*GOAL*
Skip the pictures. Set down, word for word, the lines from the start of the material up to and including the line with "15000, 20000, 30000, 50000, 100000]".

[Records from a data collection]
....................
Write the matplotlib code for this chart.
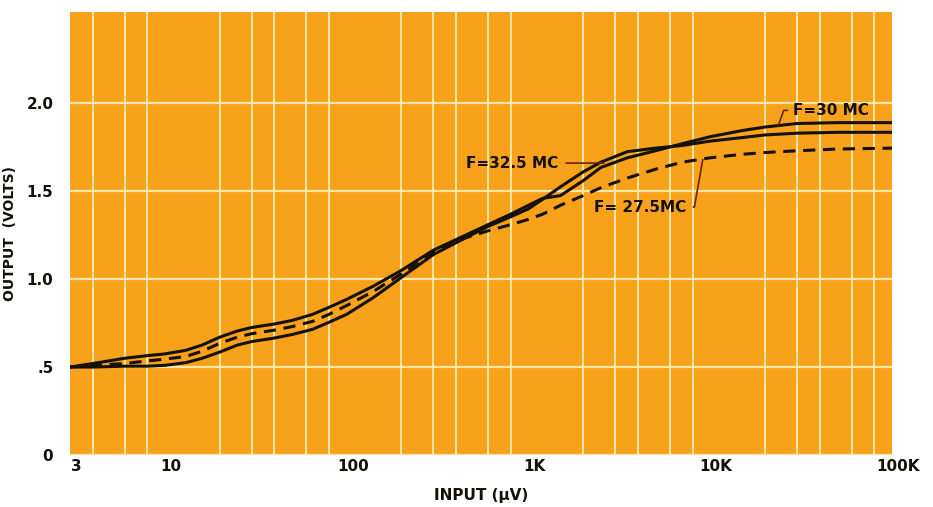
import numpy as np
import matplotlib
matplotlib.use("Agg")
import matplotlib.pyplot as plt
import matplotlib.transforms as mtransforms

# input (uV) where the curves were read
x_in = [3, 4, 6, 8, 10, 13, 16, 20, 25, 30, 40, 50, 65, 80, 100, 140, 200, 300,
        450, 600, 800, 1000, 1200, 1500, 2000, 2500, 3500, 5000, 7000, 10000,
        15000, 20000, 30000, 50000, 100000]

# output volts
f30 = [0.50, 0.52, 0.55, 0.565, 0.575, 0.595, 0.625, 0.67, 0.705, 0.725, 0.745,
       0.765, 0.80, 0.84, 0.885, 0.96, 1.05, 1.165, 1.25, 1.31, 1.37, 1.42, 1.46,
       1.475, 1.56, 1.635, 1.69, 1.73, 1.77, 1.81, 1.845, 1.865, 1.885, 1.89, 1.89]
f325 = [0.50, 0.50, 0.505, 0.505, 0.51, 0.525, 0.55, 0.585, 0.625, 0.645, 0.665,
        0.685, 0.715, 0.755, 0.80, 0.895, 1.01, 1.14, 1.235, 1.30, 1.355, 1.40, 1.455,
        1.525, 1.61, 1.665, 1.725, 1.745, 1.76, 1.785, 1.805, 1.82, 1.83, 1.835, 1.835]
f275 = [0.50, 0.51, 0.52, 0.535, 0.545, 0.56, 0.59, 0.635, 0.67, 0.69, 0.71,
        0.73, 0.76, 0.80, 0.85, 0.93, 1.03, 1.15, 1.235, 1.275, 1.31, 1.34, 1.37,
        1.42, 1.475, 1.52, 1.575, 1.625, 1.665, 1.69, 1.71, 1.72, 1.73, 1.74, 1.745]

x_ticks = [3, 10, 100, 1000, 10000, 100000]
x_labels = ["3", "10", "100", "1K", "10K", "100K"]
y_ticks = [0, 0.5, 1.0, 1.5, 2.0]
y_labels = ["0", ".5", "1.0", "1.5", "2.0"]
grid_x = [4, 6, 8, 10, 20, 30, 40, 60, 80, 100, 200, 300, 400, 600, 800, 1000,
          2000, 3000, 4000, 6000, 8000, 10000, 20000, 30000, 40000, 60000, 80000]

bg = "#F8A21C"
gridc = "#FFE8A6"
ink = "#151008"
lead = "#6E2410"

fig = plt.figure(figsize=(9.33, 5.07), dpi=100)
ax = fig.add_axes([0.075, 0.1026, 0.881, 0.874])
ax.set_facecolor(bg)
ax.set_xscale("log")
ax.set_xlim(3, 100000)
ax.set_ylim(0, 2.52)

ax.set_xticks(grid_x, minor=True)
ax.set_xticks(x_ticks)
ax.set_xticklabels(x_labels)
ax.set_yticks(y_ticks)
ax.set_yticklabels(y_labels)
ax.tick_params(which="both", length=0)
ax.tick_params(axis="x", pad=3)
ax.tick_params(axis="y", pad=12)
for lab in ax.get_xticklabels() + ax.get_yticklabels():
    lab.set_fontsize(11)
    lab.set_fontweight("bold")
    lab.set_color(ink)
# labels sit a little right of their grid lines in the original
off = mtransforms.ScaledTranslation(6 / 100, 0, fig.dpi_scale_trans)
for lab in ax.get_xticklabels():
    lab.set_transform(lab.get_transform() + off)

ax.grid(axis="x", which="minor", color=gridc, linewidth=1.4)
ax.grid(axis="x", which="major", visible=False)
ax.grid(axis="y", which="major", color=gridc, linewidth=1.6)
for s in ax.spines.values():
    s.set_visible(False)

ax.plot(x_in, f30, color=ink, lw=2.2, solid_capstyle="round")
ax.plot(x_in, f325, color=ink, lw=2.2, solid_capstyle="round")
ax.plot(x_in, f275, color=ink, lw=2.2, linestyle=(0, (4, 2.5)))

tkw = dict(fontsize=11, fontweight="bold", color=ink)
ax.annotate("F=30 MC", xy=(23700, 1.875), xytext=(28600, 1.96),
            va="center", ha="left",
            arrowprops=dict(arrowstyle="-", color=lead, lw=1.2,
                            connectionstyle="angle,angleA=0,angleB=70,rad=0",
                            shrinkA=2, shrinkB=0), **tkw)
ax.annotate("F=32.5 MC", xy=(2600, 1.66), xytext=(1450, 1.66),
            va="center", ha="right",
            arrowprops=dict(arrowstyle="-", color=lead, lw=1.2,
                            shrinkA=4, shrinkB=0), **tkw)
ax.annotate("F= 27.5MC", xy=(9100, 1.68), xytext=(7400, 1.41),
            va="center", ha="right",
            arrowprops=dict(arrowstyle="-", color=lead, lw=1.2,
                            connectionstyle="angle,angleA=0,angleB=80,rad=0",
                            shrinkA=3, shrinkB=0), **tkw)

ax.set_xlabel("INPUT (\u00b5V)", fontsize=11, fontweight="bold", color=ink, labelpad=10)
ax.set_ylabel("OUTPUT  (VOLTS)", fontsize=10, fontweight="bold", color=ink)
ax.yaxis.set_label_coords(-0.064, 0.5)

fig.savefig("out.png", dpi=100, facecolor="white")
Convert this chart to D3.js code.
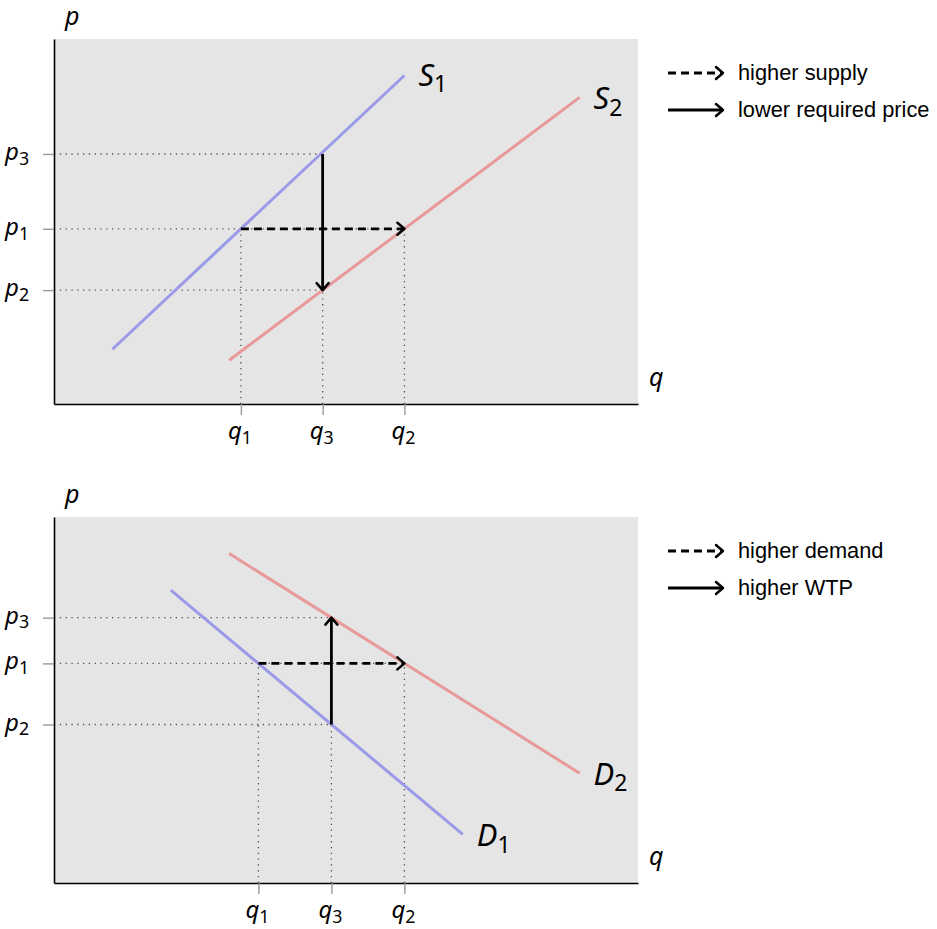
<!DOCTYPE html>
<html>
<head>
<meta charset="utf-8">
<script src="https://cdn.jsdelivr.net/npm/d3@7"></script>
<style>
  body { margin: 0; background: #fff; }
  svg { display: block; }
  .math { font-family: "Noto Sans", "DejaVu Sans", sans-serif; }
  .legend text { font-family: "Liberation Sans", Arial, sans-serif; font-size: 21.8px; fill: #000; }
</style>
</head>
<body>
<script>
// ---- Supply shift (top panel) ----
const supplyQ = [3.2, 4.6, 6.0];          // q1, q3, q2
const supplyQSub = ["1", "3", "2"];
const supplyP = [6.85, 4.8, 3.12];        // p3, p1, p2
const supplyPSub = ["3", "1", "2"];
const supplyS1 = [[1, 1.5], [6, 9]];
const supplyS2 = [[3, 1.2], [9, 8.4]];
const supplyLegend = ["higher supply", "lower required price"];

// ---- Demand shift (bottom panel) ----
const demandQ = [3.5, 4.75, 6.0];         // q1, q3, q2
const demandQSub = ["1", "3", "2"];
const demandP = [7.25, 6.0, 4.33];        // p3, p1, p2
const demandPSub = ["3", "1", "2"];
const demandD1 = [[2, 8], [7, 1.33]];
const demandD2 = [[3, 9], [9, 3]];
const demandLegend = ["higher demand", "higher WTP"];

const W = 937, H = 929;
const BLUE = "#9a9ae8", RED = "#e89a9a", BG = "#e5e5e5";

const svg = d3.select("body").append("svg").attr("width", W).attr("height", H);

// open chevron arrowhead
const defs = svg.append("defs");
defs.append("marker")
  .attr("id", "head")
  .attr("markerUnits", "userSpaceOnUse")
  .attr("viewBox", "-10 -8 12 16")
  .attr("markerWidth", 12).attr("markerHeight", 16)
  .attr("refX", 0).attr("refY", 0)
  .attr("orient", "auto")
  .append("path")
  .attr("d", "M-7,-6 L0,0 L-7,6")
  .attr("fill", "none").attr("stroke", "#000")
  .attr("stroke-width", 2.5).attr("stroke-dasharray", "none")
  .attr("stroke-linecap", "round").attr("stroke-linejoin", "round");

function mathLabel(sel, letter, sub, size) {
  sel.append("tspan").attr("font-style", "italic").attr("font-size", size).text(letter);
  sel.append("tspan").attr("font-size", size * 0.74).attr("dy", size * 0.2).text(sub);
}

function drawPanel(cfg) {
  const g = svg.append("g");
  const x = d3.scaleLinear().domain([0, 10]).range([54, 638]);
  const y = d3.scaleLinear().domain([0, 10]).range([cfg.bottom, cfg.top]);

  g.append("rect")
    .attr("x", x(0)).attr("y", y(10))
    .attr("width", x(10) - x(0)).attr("height", y(0) - y(10))
    .attr("fill", BG);

  // dotted guides: horizontal from axis to the point, vertical from point down to axis
  const guide = (x1, y1, x2, y2) => g.append("line")
    .attr("x1", x1).attr("y1", y1).attr("x2", x2).attr("y2", y2)
    .attr("stroke", "#555").attr("stroke-width", 1.3)
    .attr("stroke-dasharray", "1.3,4.5");
  cfg.hGuides.forEach(([q, p]) => guide(x(0), y(p), x(q), y(p)));
  cfg.vGuides.forEach(([q, p]) => guide(x(q), y(0), x(q), y(p)));

  // curves
  const line = d3.line().x(d => x(d[0])).y(d => y(d[1]));
  cfg.curves.forEach(c => {
    g.append("path").attr("d", line(c.pts))
      .attr("fill", "none").attr("stroke", c.color)
      .attr("stroke-width", 3).attr("stroke-linecap", "butt");
    const end = c.pts[1];
    const t = g.append("text").attr("class", "math")
      .attr("x", x(end[0]) + c.dx).attr("y", y(end[1]) + c.dy);
    mathLabel(t, c.name, c.sub, 31);
  });

  // arrows
  cfg.arrows.forEach(a => {
    g.append("line")
      .attr("x1", x(a.from[0])).attr("y1", y(a.from[1]))
      .attr("x2", x(a.to[0])).attr("y2", y(a.to[1]))
      .attr("stroke", "#000").attr("stroke-width", 2.8)
      .attr("stroke-dasharray", a.dashed ? "8,5" : null)
      .attr("marker-end", "url(#head)");
  });

  // axes
  const yAxis = d3.axisLeft(y).tickValues(cfg.pTicks).tickSize(11).tickSizeOuter(0).tickFormat("");
  const xAxis = d3.axisBottom(x).tickValues(cfg.qTicks).tickSize(11).tickSizeOuter(0).tickFormat("");
  const ya = g.append("g").attr("transform", `translate(${x(0)},0)`).call(yAxis);
  const xa = g.append("g").attr("transform", `translate(0,${y(0)})`).call(xAxis);
  [ya, xa].forEach(a => {
    a.select(".domain").attr("stroke", "#000").attr("stroke-width", 1.6);
    a.selectAll(".tick line").attr("stroke", "#999").attr("stroke-width", 1.4);
  });

  cfg.pTicks.forEach((p, i) => {
    const t = g.append("text").attr("class", "math")
      .attr("x", 5).attr("y", y(p) + 6);
    mathLabel(t, "p", cfg.pSub[i], 24);
  });
  cfg.qTicks.forEach((q, i) => {
    const t = g.append("text").attr("class", "math")
      .attr("x", x(q) - 13).attr("y", y(0) + 35);
    mathLabel(t, "q", cfg.qSub[i], 24);
  });

  g.append("text").attr("class", "math").attr("font-style", "italic").attr("font-size", 25)
    .attr("x", 65).attr("y", cfg.top - 14).text("p");
  g.append("text").attr("class", "math").attr("font-style", "italic").attr("font-size", 25)
    .attr("x", 649).attr("y", y(0) - 18).text("q");

  // legend
  const lg = g.append("g").attr("class", "legend");
  cfg.legend.forEach((txt, i) => {
    const ly = cfg.top + 34 + i * 37;
    lg.append("line")
      .attr("x1", 668).attr("y1", ly).attr("x2", 723).attr("y2", ly)
      .attr("stroke", "#000").attr("stroke-width", 2.8)
      .attr("stroke-dasharray", i === 0 ? "8,5" : null)
      .attr("marker-end", "url(#head)");
    lg.append("text").attr("x", 738).attr("y", ly + 7).text(txt);
  });
}

drawPanel({
  top: 39, bottom: 404,
  pTicks: supplyP, pSub: supplyPSub,
  qTicks: supplyQ, qSub: supplyQSub,
  curves: [
    { name: "S", sub: "1", pts: supplyS1, color: BLUE, dx: 14, dy: 10 },
    { name: "S", sub: "2", pts: supplyS2, color: RED, dx: 14, dy: 12 }
  ],
  hGuides: [[supplyQ[1], supplyP[0]], [supplyQ[2], supplyP[1]], [supplyQ[1], supplyP[2]]],
  vGuides: [[supplyQ[0], supplyP[1]], [supplyQ[1], supplyP[2]], [supplyQ[2], supplyP[1]]],
  arrows: [
    { from: [supplyQ[0], supplyP[1]], to: [supplyQ[2], supplyP[1]], dashed: true },
    { from: [supplyQ[1], supplyP[0]], to: [supplyQ[1], supplyP[2]], dashed: false }
  ],
  legend: supplyLegend
});

drawPanel({
  top: 517, bottom: 883,
  pTicks: demandP, pSub: demandPSub,
  qTicks: demandQ, qSub: demandQSub,
  curves: [
    { name: "D", sub: "1", pts: demandD1, color: BLUE, dx: 14, dy: 12 },
    { name: "D", sub: "2", pts: demandD2, color: RED, dx: 14, dy: 12 }
  ],
  hGuides: [[demandQ[1], demandP[0]], [demandQ[2], demandP[1]], [demandQ[1], demandP[2]]],
  vGuides: [[demandQ[0], demandP[1]], [demandQ[1], demandP[2]], [demandQ[2], demandP[1]]],
  arrows: [
    { from: [demandQ[0], demandP[1]], to: [demandQ[2], demandP[1]], dashed: true },
    { from: [demandQ[1], demandP[2]], to: [demandQ[1], demandP[0]], dashed: false }
  ],
  legend: demandLegend
});
</script>
</body>
</html>
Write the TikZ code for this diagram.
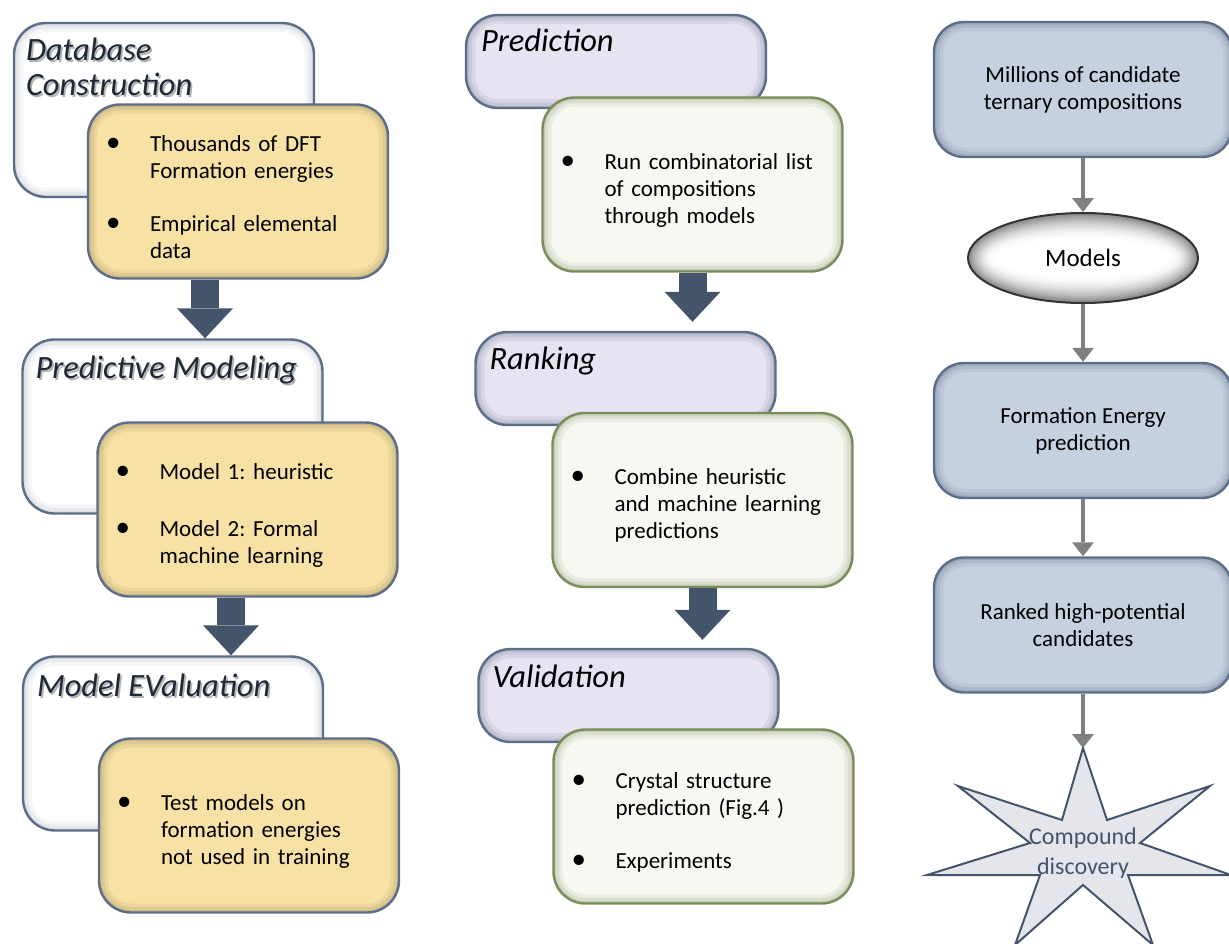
....................
*OUTPUT OF THE TASK*
Write the matplotlib code for this chart.
import numpy as np
import matplotlib
matplotlib.use("Agg")
import matplotlib.pyplot as plt
import matplotlib.transforms as mtransforms

# input (uV) where the curves were read
x_in = [3, 4, 6, 8, 10, 13, 16, 20, 25, 30, 40, 50, 65, 80, 100, 140, 200, 300,
        450, 600, 800, 1000, 1200, 1500, 2000, 2500, 3500, 5000, 7000, 10000,
        15000, 20000, 30000, 50000, 100000]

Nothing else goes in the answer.